What you are asked to do: Without the pictures, extract every line from the start of the material to the line containing "import pandas as pd", both ends included.
----- Data section -----
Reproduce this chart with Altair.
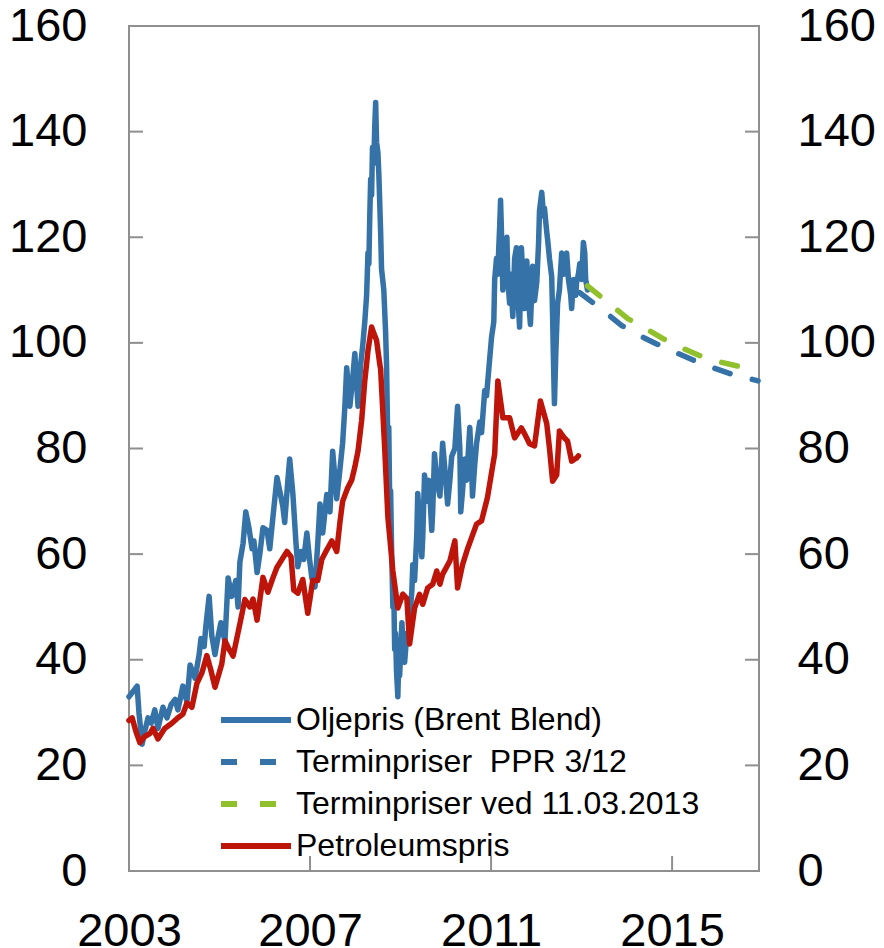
import altair as alt
import pandas as pd

# ---- data ----
brent = [
    (2003.00, 33), (2003.09, 34), (2003.18, 35), (2003.22, 30), (2003.29, 24), (2003.35, 26.5),
    (2003.42, 29), (2003.49, 28), (2003.57, 30.5), (2003.64, 27), (2003.75, 31), (2003.84, 29),
    (2003.93, 31.5), (2004.02, 32.5), (2004.08, 30.5), (2004.19, 35), (2004.28, 32), (2004.35, 39),
    (2004.46, 36.5), (2004.55, 41), (2004.59, 44), (2004.66, 42.5), (2004.70, 46.5), (2004.77, 52),
    (2004.83, 44.5), (2004.90, 41), (2004.96, 44), (2005.03, 47), (2005.12, 43.5), (2005.19, 55.5),
    (2005.27, 52), (2005.36, 55), (2005.41, 50), (2005.45, 58.5), (2005.52, 62), (2005.58, 68),
    (2005.65, 65), (2005.72, 61), (2005.76, 62.5), (2005.83, 56.5), (2005.89, 60), (2005.96, 65),
    (2006.05, 64.5), (2006.11, 61), (2006.18, 67), (2006.27, 74.5), (2006.33, 72), (2006.40, 69),
    (2006.44, 66), (2006.51, 74), (2006.55, 78), (2006.62, 71.5), (2006.69, 62), (2006.73, 57.6),
    (2006.80, 60.5), (2006.86, 59), (2006.93, 64), (2006.99, 59), (2007.04, 55.5), (2007.11, 53.8),
    (2007.17, 62), (2007.22, 69.5), (2007.28, 64), (2007.37, 71.3), (2007.44, 68), (2007.50, 79.5),
    (2007.59, 70.5), (2007.66, 76), (2007.72, 81), (2007.77, 88), (2007.81, 95.3), (2007.88, 88),
    (2007.94, 93), (2007.99, 98), (2008.06, 88), (2008.12, 96), (2008.17, 100), (2008.21, 104),
    (2008.25, 109), (2008.28, 117), (2008.30, 115), (2008.32, 124), (2008.34, 131), (2008.36, 128),
    (2008.38, 137), (2008.41, 134), (2008.43, 141), (2008.45, 145.5), (2008.47, 138), (2008.50, 136),
    (2008.52, 132), (2008.54, 126.5), (2008.56, 121), (2008.58, 114), (2008.63, 110), (2008.67, 102),
    (2008.69, 96), (2008.72, 80), (2008.74, 84), (2008.76, 70), (2008.78, 72), (2008.80, 62),
    (2008.83, 50), (2008.85, 53), (2008.87, 42), (2008.89, 45), (2008.91, 38), (2008.94, 33),
    (2008.96, 40), (2008.98, 37), (2009.03, 47), (2009.07, 41), (2009.09, 39.5), (2009.14, 45),
    (2009.16, 43), (2009.20, 48), (2009.25, 53), (2009.27, 58), (2009.31, 55), (2009.36, 64),
    (2009.38, 71.5), (2009.42, 66), (2009.47, 59.5), (2009.49, 63), (2009.53, 75), (2009.58, 70),
    (2009.62, 74), (2009.64, 72.5), (2009.69, 64.5), (2009.71, 68), (2009.75, 79), (2009.80, 74),
    (2009.87, 71), (2009.93, 81), (2009.98, 76), (2010.04, 69.5), (2010.09, 74), (2010.13, 78.5),
    (2010.20, 80), (2010.26, 88), (2010.31, 80), (2010.33, 68), (2010.37, 72), (2010.42, 78),
    (2010.46, 74), (2010.53, 84), (2010.57, 76), (2010.59, 71), (2010.64, 77), (2010.68, 81),
    (2010.75, 85), (2010.79, 83), (2010.86, 91), (2010.90, 90), (2010.97, 97), (2011.01, 101),
    (2011.06, 104), (2011.08, 112), (2011.12, 116), (2011.15, 113), (2011.17, 118), (2011.19, 122),
    (2011.21, 127), (2011.24, 118), (2011.26, 110), (2011.30, 117), (2011.35, 120), (2011.37, 112),
    (2011.41, 107.5), (2011.43, 113), (2011.48, 105), (2011.52, 116), (2011.56, 118), (2011.59, 109),
    (2011.63, 103), (2011.65, 110), (2011.67, 118), (2011.72, 110), (2011.74, 106.5), (2011.79, 115.5),
    (2011.83, 108), (2011.87, 103.5), (2011.92, 114.5), (2011.96, 108), (2012.01, 111.5), (2012.05, 119),
    (2012.07, 125), (2012.12, 128.5), (2012.16, 124), (2012.18, 125.5), (2012.23, 121), (2012.25, 119.5),
    (2012.29, 116), (2012.34, 112.5), (2012.36, 105), (2012.38, 96), (2012.40, 88.5), (2012.43, 98),
    (2012.47, 107.5), (2012.51, 110), (2012.56, 117), (2012.60, 113), (2012.62, 115), (2012.67, 117),
    (2012.71, 112), (2012.76, 109), (2012.78, 106.5), (2012.82, 112), (2012.87, 109), (2012.89, 111.5),
    (2012.93, 113), (2012.96, 115), (2013.00, 112), (2013.04, 119), (2013.07, 117), (2013.09, 112),
    (2013.13, 110),
]

petroleum = [
    (2003.00, 28.5), (2003.07, 29), (2003.15, 26.5), (2003.24, 24.3), (2003.35, 25.5), (2003.46, 26),
    (2003.53, 27), (2003.64, 25), (2003.79, 27), (2003.95, 28), (2004.08, 29), (2004.19, 29.7),
    (2004.28, 31.8), (2004.39, 31), (2004.50, 35.5), (2004.61, 37.5), (2004.72, 40.8), (2004.81, 38),
    (2004.90, 34.8), (2005.05, 39.2), (2005.12, 43.6), (2005.21, 42), (2005.30, 40.7), (2005.45, 46.8),
    (2005.56, 51.4), (2005.67, 50), (2005.74, 51.5), (2005.83, 47.5), (2005.96, 55.6), (2006.07, 52.8),
    (2006.18, 55.5), (2006.27, 57.5), (2006.38, 59), (2006.49, 60.5), (2006.58, 59.5), (2006.64, 53.2),
    (2006.73, 52.6), (2006.84, 55.2), (2006.95, 48.8), (2007.06, 55), (2007.17, 55), (2007.26, 59),
    (2007.37, 60.8), (2007.48, 62.5), (2007.59, 60.5), (2007.66, 66), (2007.72, 70), (2007.83, 72.5),
    (2007.92, 74), (2007.99, 76.5), (2008.06, 79.5), (2008.14, 85.3), (2008.21, 92.8), (2008.28, 98.5),
    (2008.36, 103), (2008.41, 101.8), (2008.47, 100.5), (2008.54, 96), (2008.56, 95), (2008.65, 80),
    (2008.72, 67), (2008.83, 56.8), (2008.94, 49.8), (2009.05, 52.4), (2009.14, 51.6), (2009.20, 43),
    (2009.31, 49.8), (2009.42, 52.4), (2009.49, 50.5), (2009.60, 53.6), (2009.71, 54.3), (2009.80, 56.8),
    (2009.87, 54.3), (2009.93, 56.2), (2010.09, 58.7), (2010.20, 62.5), (2010.26, 53.6), (2010.37, 58),
    (2010.48, 61), (2010.68, 65.7), (2010.79, 66.3), (2010.92, 70.7), (2011.08, 79), (2011.15, 92.8),
    (2011.26, 85.8), (2011.41, 85.8), (2011.52, 82), (2011.67, 83.9), (2011.74, 82.8), (2011.85, 80.9),
    (2011.96, 80.5), (2012.09, 89), (2012.23, 84.7), (2012.29, 80.1), (2012.36, 73.8), (2012.45, 75),
    (2012.51, 83.3), (2012.62, 82), (2012.69, 81.4), (2012.78, 77.6), (2012.89, 78.2), (2012.93, 78.6),
]

forward_ppr = [
    (2012.96, 109.5), (2013.25, 107.6), (2013.50, 106.0), (2013.88, 103.3), (2014.25, 101.5),
    (2014.66, 99.8), (2015.00, 98.5), (2015.45, 96.8), (2015.90, 95.3), (2016.31, 94.1), (2016.90, 92.8),
]

forward_now = [
    (2013.13, 110.8), (2013.50, 108.2), (2014.02, 104.6), (2014.50, 102.3), (2014.80, 100.8),
    (2015.20, 99.1), (2015.60, 97.6), (2016.00, 96.5), (2016.50, 95.5), (2016.90, 94.7),
]

series_names = [
    "Oljepris (Brent Blend)",
    "Terminpriser\u00a0 PPR 3/12",
    "Terminpriser ved 11.03.2013",
    "Petroleumspris",
]
series_colors = ["#3472a8", "#3472a8", "#91c02d", "#bd1509"]
series_dash = [[1, 0], [16, 23], [16, 23], [1, 0]]

y_ticks = [0, 20, 40, 60, 80, 100, 120, 140, 160]
y_inner_ticks = [20, 40, 60, 80, 100, 120, 140]
x_ticks = [2003, 2007, 2011, 2015]
x_inner_ticks = [2007, 2011, 2015]

# ---- build table ----
rows = []
for name, pts in zip(series_names, [brent, forward_ppr, forward_now, petroleum]):
    for yr, v in pts:
        rows.append({"series": name, "year": yr, "value": v})
df = pd.DataFrame(rows)

W, H = 630, 845
FONT = "Liberation Sans"
GRAY = "#8f8f8f"
LW = 5.5

x_scale = alt.Scale(domain=[2003, 2016.92], nice=False, zero=False)
y_scale = alt.Scale(domain=[0, 160], nice=False, zero=False)


def make_legend():
    return alt.Legend(
        title=None, orient="none", legendX=92, legendY=678, padding=0,
        symbolType="M-5,0L5,0", symbolSize=196, symbolStrokeWidth=6,
        symbolOffset=19, labelOffset=24, rowPadding=10,
        labelFont=FONT, labelFontSize=32, labelColor="#000000", labelLimit=700,
    )


color_enc = alt.Color(
    "series:N",
    scale=alt.Scale(domain=series_names, range=series_colors),
    sort=series_names,
    legend=make_legend(),
)
dash_enc = alt.StrokeDash(
    "series:N",
    scale=alt.Scale(domain=series_names, range=series_dash),
    sort=series_names,
    legend=make_legend(),
)

base = alt.Chart(df)

lines_main = base.transform_filter(
    alt.datum.series != "Petroleumspris"
).mark_line(strokeWidth=LW, strokeCap="round", strokeJoin="round").encode(
    x=alt.X("year:Q", scale=x_scale, title=None,
            axis=alt.Axis(values=x_ticks, format="d", labelFont=FONT, labelFontSize=47,
                          labelColor="#000000", labelPadding=37, labelFlush=False,
                          labelOverlap=False, domain=False, ticks=False, grid=False)),
    y=alt.Y("value:Q", scale=y_scale, title=None,
            axis=alt.Axis(orient="left", values=y_ticks, labelFont=FONT, labelFontSize=47,
                          labelColor="#000000", labelPadding=42, labelOverlap=False,
                          domain=False, ticks=False, grid=False)),
    color=color_enc,
    strokeDash=dash_enc,
    detail="series:N",
)

lines_red = base.transform_filter(
    alt.datum.series == "Petroleumspris"
).mark_line(strokeWidth=LW, strokeCap="round", strokeJoin="round").encode(
    x=alt.X("year:Q", scale=x_scale, title=None),
    y=alt.Y("value:Q", scale=y_scale, axis=None),
    color=color_enc,
    strokeDash=dash_enc,
)

ytick_df = pd.DataFrame({"v": y_inner_ticks})
right_ticks = alt.Chart(ytick_df).mark_rule(color=GRAY, strokeWidth=2).encode(
    y=alt.Y("v:Q", scale=y_scale, title=None,
            axis=alt.Axis(orient="right", values=y_ticks, labelFont=FONT, labelFontSize=47,
                          labelColor="#000000", labelPadding=38, labelOverlap=False,
                          domain=False, ticks=False, grid=False)),
    x=alt.value(W - 14),
    x2=alt.value(W),
)
left_ticks = alt.Chart(ytick_df).mark_rule(color=GRAY, strokeWidth=2).encode(
    y=alt.Y("v:Q", scale=y_scale, axis=None),
    x=alt.value(0),
    x2=alt.value(14),
)
xtick_df = pd.DataFrame({"t": x_inner_ticks})
bottom_ticks = alt.Chart(xtick_df).mark_rule(color=GRAY, strokeWidth=2).encode(
    x=alt.X("t:Q", scale=x_scale, title=None),
    y=alt.value(H - 15),
    y2=alt.value(H),
)

chart = alt.layer(
    lines_main, lines_red, left_ticks, right_ticks, bottom_ticks
).resolve_scale(
    y="independent"
).properties(
    width=W, height=H,
    padding={"left": 121, "top": 18, "right": 116, "bottom": 90},
    autosize=alt.AutoSizeParams(type="none"),
).configure_view(
    stroke=GRAY, strokeWidth=2
)

chart.save("out.html", embed_options={"renderer": "svg", "actions": False})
-----
Task answer:
Reproduce this chart with Altair.
import altair as alt
import pandas as pd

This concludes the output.